Heathrow Airport has told airlines to stop selling summer flight tickets as it imposes a strict cap on passenger numbers.

July 12, 2022
By Neil Lancefield
12 July 2022

Heathrow Airport has ordered airlines to stop selling tickets for summer flights as it imposes a cap on passenger numbers.

No more than 100,000 daily departing passengers are permitted until September 11, London’s main airport announced.

Airlines planned to operate flights with a daily capacity averaging 104,000 seats over that period, according to Heathrow.

That figure was much higher before carriers such as British Airways cancelled thousands of flights due to disruption across the aviation sector.

Travellers queue at security at Heathrow Airport. The airport warned that it may ask airlines to cut more flights from their summer schedules to reduce the strain if the chaos persists. (AP Photo/Frank Augstein, File)

Around 131,000 passengers departed on Heathrow's busiest day on record, August 4 2019.

The cap will lead to more cancellations, but passengers will not be entitled to compensation from airlines as the cause will be classified as outside their control.

Some carriers may choose to operate flights with empty seats.

Soaring air fares will increase further as the number of available seats is further cut.

In recent months many passengers have faced long queues and not had their luggage put on their flights.

Airlines were able to take advantage of a Government scheme which meant they had until July 8 to cancel summer flights without losing their future rights to valuable take-off and landing slots.

John Holland-Kaye
John Holland-Kaye, Heathrow's chief executive, says more action is needed. (Yui Mok/PA)

Some airlines took "significant action" but "others have not", according to Heathrow chief executive John Holland-Kaye.

In an open letter to passengers, he wrote: "Further action is needed now to ensure passengers have a safe and reliable journey.

"Our assessment is that the maximum number of daily departing passengers that airlines, airline ground handlers and the airport can collectively serve over the summer is no more than 100,000.

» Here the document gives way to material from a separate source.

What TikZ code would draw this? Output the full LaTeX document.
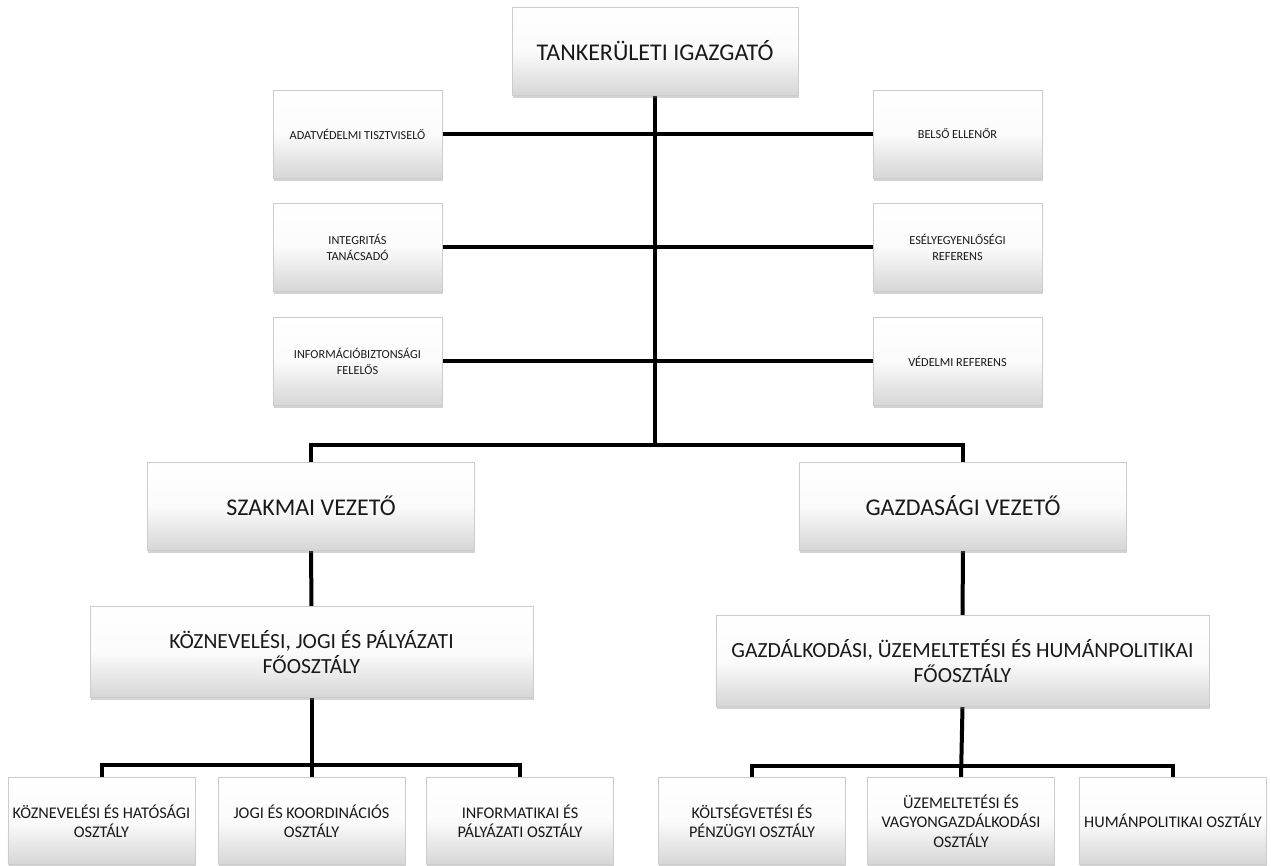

"The latest forecasts indicate that even despite the amnesty, daily departing seats over the summer will average 104,000 - giving a daily excess of 4,000 seats.

"On average only about 1,500 of these 4,000 daily seats have currently been sold to passengers, and so we are asking our airline partners to stop selling summer tickets to limit the impact on passengers."

Mr Holland-Kaye admitted there are "some critical functions in the airport which are still significantly under-resourced", such as ground handling.

A Virgin Atlantic spokeswoman said the company is "ready to deliver its full schedule this summer".

She went on: "However, we support proactive measures being taken by Heathrow to reduce disruption, as long as action proposed does not disproportionately impact home carriers at the airport.

"Action should be based on thorough analysis showing the most effective measures to improve the situation and keep customers moving.

"We look forward to seeing Heathrow's comprehensive plan for returning to normal operations as soon as possible."

Guy Hobbs, acting editor of consumer magazine Which? Travel, said: "Thousands of people will now be worrying about whether their flight or holiday plans are about to fall apart.

"Heathrow must work with airlines to quickly provide clarity on which flights are being cut, and airlines need to be upfront with those passengers affected about their right to be rebooked at the earliest opportunity, including on services from other airlines."

British Airways, the largest airline at Heathrow, was approached for a response.